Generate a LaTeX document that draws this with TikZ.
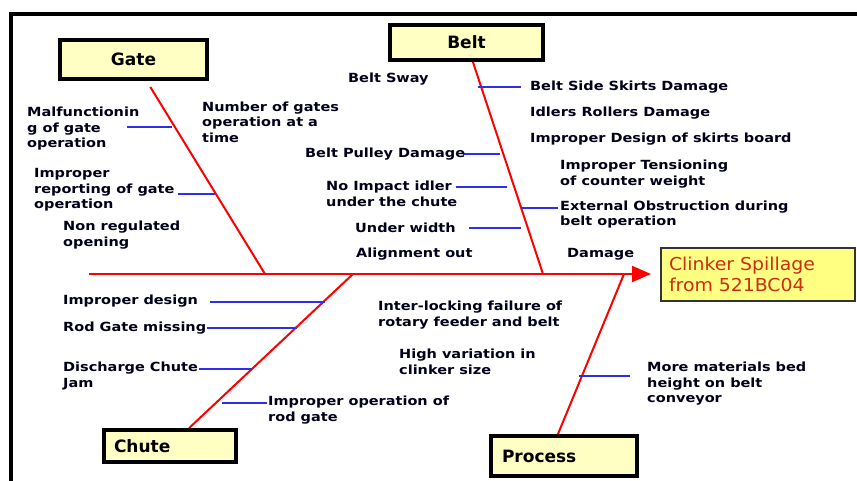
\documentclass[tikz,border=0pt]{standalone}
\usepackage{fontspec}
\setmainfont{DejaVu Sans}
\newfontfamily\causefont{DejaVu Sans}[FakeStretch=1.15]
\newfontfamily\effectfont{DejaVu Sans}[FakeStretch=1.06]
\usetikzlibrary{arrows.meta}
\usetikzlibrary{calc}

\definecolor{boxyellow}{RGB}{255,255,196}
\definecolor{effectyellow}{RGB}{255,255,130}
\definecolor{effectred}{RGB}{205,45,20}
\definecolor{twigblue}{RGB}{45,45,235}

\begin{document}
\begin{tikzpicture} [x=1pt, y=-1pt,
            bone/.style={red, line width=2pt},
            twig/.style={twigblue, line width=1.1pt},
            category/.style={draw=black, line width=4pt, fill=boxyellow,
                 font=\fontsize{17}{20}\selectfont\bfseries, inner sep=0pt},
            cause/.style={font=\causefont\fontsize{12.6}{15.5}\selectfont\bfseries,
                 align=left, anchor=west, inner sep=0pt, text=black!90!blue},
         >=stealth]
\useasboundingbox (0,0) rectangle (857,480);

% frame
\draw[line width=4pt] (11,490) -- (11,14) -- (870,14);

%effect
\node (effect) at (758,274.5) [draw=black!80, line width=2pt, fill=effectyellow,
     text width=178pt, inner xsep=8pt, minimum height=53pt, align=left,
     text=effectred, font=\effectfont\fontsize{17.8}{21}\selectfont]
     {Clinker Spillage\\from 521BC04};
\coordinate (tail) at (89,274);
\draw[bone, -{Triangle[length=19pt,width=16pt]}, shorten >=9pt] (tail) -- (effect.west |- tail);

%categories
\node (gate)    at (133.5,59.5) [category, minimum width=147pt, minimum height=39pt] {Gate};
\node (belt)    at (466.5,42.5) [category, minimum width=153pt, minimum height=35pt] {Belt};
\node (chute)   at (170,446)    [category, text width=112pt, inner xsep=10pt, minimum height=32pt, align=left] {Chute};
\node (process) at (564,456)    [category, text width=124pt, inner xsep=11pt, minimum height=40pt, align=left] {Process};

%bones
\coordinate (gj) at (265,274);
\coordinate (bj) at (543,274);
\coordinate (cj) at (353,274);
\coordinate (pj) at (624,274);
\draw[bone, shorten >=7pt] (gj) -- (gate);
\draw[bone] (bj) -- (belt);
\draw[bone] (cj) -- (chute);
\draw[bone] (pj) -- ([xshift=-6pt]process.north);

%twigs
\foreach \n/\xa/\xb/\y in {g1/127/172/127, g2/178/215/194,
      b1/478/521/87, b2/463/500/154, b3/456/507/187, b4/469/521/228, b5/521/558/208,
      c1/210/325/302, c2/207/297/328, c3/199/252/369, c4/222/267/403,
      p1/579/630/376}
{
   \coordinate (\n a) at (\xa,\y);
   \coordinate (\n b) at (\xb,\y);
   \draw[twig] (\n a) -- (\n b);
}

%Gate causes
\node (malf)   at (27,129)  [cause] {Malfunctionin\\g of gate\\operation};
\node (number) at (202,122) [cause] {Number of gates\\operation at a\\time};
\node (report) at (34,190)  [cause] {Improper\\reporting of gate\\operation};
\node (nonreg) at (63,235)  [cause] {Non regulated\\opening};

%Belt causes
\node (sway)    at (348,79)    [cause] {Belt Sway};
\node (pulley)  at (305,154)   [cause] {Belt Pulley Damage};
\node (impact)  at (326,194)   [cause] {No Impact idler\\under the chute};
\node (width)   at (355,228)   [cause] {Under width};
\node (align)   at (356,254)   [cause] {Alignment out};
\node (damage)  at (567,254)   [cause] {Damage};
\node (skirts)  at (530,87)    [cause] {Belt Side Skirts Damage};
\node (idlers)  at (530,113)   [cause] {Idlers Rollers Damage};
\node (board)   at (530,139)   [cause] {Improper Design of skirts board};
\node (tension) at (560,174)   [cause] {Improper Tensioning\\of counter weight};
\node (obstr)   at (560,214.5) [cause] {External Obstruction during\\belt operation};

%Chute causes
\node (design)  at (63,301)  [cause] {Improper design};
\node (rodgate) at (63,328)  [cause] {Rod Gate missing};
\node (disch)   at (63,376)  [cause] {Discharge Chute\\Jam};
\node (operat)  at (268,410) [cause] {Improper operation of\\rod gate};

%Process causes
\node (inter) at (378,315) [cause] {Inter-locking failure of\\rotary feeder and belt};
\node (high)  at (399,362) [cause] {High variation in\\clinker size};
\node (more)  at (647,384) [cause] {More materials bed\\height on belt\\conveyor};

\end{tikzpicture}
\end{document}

==*==

Write out the material above once more, exactly as it reads, with no pictures.

**Completed exercise**
Generate a LaTeX document that draws this with TikZ.
\documentclass[tikz,border=0pt]{standalone}
\usepackage{fontspec}
\setmainfont{DejaVu Sans}
\newfontfamily\causefont{DejaVu Sans}[FakeStretch=1.15]
\newfontfamily\effectfont{DejaVu Sans}[FakeStretch=1.06]
\usetikzlibrary{arrows.meta}
\usetikzlibrary{calc}

\definecolor{boxyellow}{RGB}{255,255,196}
\definecolor{effectyellow}{RGB}{255,255,130}
\definecolor{effectred}{RGB}{205,45,20}
\definecolor{twigblue}{RGB}{45,45,235}

\begin{document}
\begin{tikzpicture} [x=1pt, y=-1pt,
            bone/.style={red, line width=2pt},
            twig/.style={twigblue, line width=1.1pt},
            category/.style={draw=black, line width=4pt, fill=boxyellow,
                 font=\fontsize{17}{20}\selectfont\bfseries, inner sep=0pt},
            cause/.style={font=\causefont\fontsize{12.6}{15.5}\selectfont\bfseries,
                 align=left, anchor=west, inner sep=0pt, text=black!90!blue},
         >=stealth]
\useasboundingbox (0,0) rectangle (857,480);

% frame
\draw[line width=4pt] (11,490) -- (11,14) -- (870,14);

%effect
\node (effect) at (758,274.5) [draw=black!80, line width=2pt, fill=effectyellow,
     text width=178pt, inner xsep=8pt, minimum height=53pt, align=left,
     text=effectred, font=\effectfont\fontsize{17.8}{21}\selectfont]
     {Clinker Spillage\\from 521BC04};
\coordinate (tail) at (89,274);
\draw[bone, -{Triangle[length=19pt,width=16pt]}, shorten >=9pt] (tail) -- (effect.west |- tail);

%categories
\node (gate)    at (133.5,59.5) [category, minimum width=147pt, minimum height=39pt] {Gate};
\node (belt)    at (466.5,42.5) [category, minimum width=153pt, minimum height=35pt] {Belt};
\node (chute)   at (170,446)    [category, text width=112pt, inner xsep=10pt, minimum height=32pt, align=left] {Chute};
\node (process) at (564,456)    [category, text width=124pt, inner xsep=11pt, minimum height=40pt, align=left] {Process};

%bones
\coordinate (gj) at (265,274);
\coordinate (bj) at (543,274);
\coordinate (cj) at (353,274);
\coordinate (pj) at (624,274);
\draw[bone, shorten >=7pt] (gj) -- (gate);
\draw[bone] (bj) -- (belt);
\draw[bone] (cj) -- (chute);
\draw[bone] (pj) -- ([xshift=-6pt]process.north);

%twigs
\foreach \n/\xa/\xb/\y in {g1/127/172/127, g2/178/215/194,
      b1/478/521/87, b2/463/500/154, b3/456/507/187, b4/469/521/228, b5/521/558/208,
      c1/210/325/302, c2/207/297/328, c3/199/252/369, c4/222/267/403,
      p1/579/630/376}
{
   \coordinate (\n a) at (\xa,\y);
   \coordinate (\n b) at (\xb,\y);
   \draw[twig] (\n a) -- (\n b);
}

%Gate causes
\node (malf)   at (27,129)  [cause] {Malfunctionin\\g of gate\\operation};
\node (number) at (202,122) [cause] {Number of gates\\operation at a\\time};
\node (report) at (34,190)  [cause] {Improper\\reporting of gate\\operation};
\node (nonreg) at (63,235)  [cause] {Non regulated\\opening};

%Belt causes
\node (sway)    at (348,79)    [cause] {Belt Sway};
\node (pulley)  at (305,154)   [cause] {Belt Pulley Damage};
\node (impact)  at (326,194)   [cause] {No Impact idler\\under the chute};
\node (width)   at (355,228)   [cause] {Under width};
\node (align)   at (356,254)   [cause] {Alignment out};
\node (damage)  at (567,254)   [cause] {Damage};
\node (skirts)  at (530,87)    [cause] {Belt Side Skirts Damage};
\node (idlers)  at (530,113)   [cause] {Idlers Rollers Damage};
\node (board)   at (530,139)   [cause] {Improper Design of skirts board};
\node (tension) at (560,174)   [cause] {Improper Tensioning\\of counter weight};
\node (obstr)   at (560,214.5) [cause] {External Obstruction during\\belt operation};

%Chute causes
\node (design)  at (63,301)  [cause] {Improper design};
\node (rodgate) at (63,328)  [cause] {Rod Gate missing};
\node (disch)   at (63,376)  [cause] {Discharge Chute\\Jam};
\node (operat)  at (268,410) [cause] {Improper operation of\\rod gate};

%Process causes
\node (inter) at (378,315) [cause] {Inter-locking failure of\\rotary feeder and belt};
\node (high)  at (399,362) [cause] {High variation in\\clinker size};
\node (more)  at (647,384) [cause] {More materials bed\\height on belt\\conveyor};

\end{tikzpicture}
\end{document}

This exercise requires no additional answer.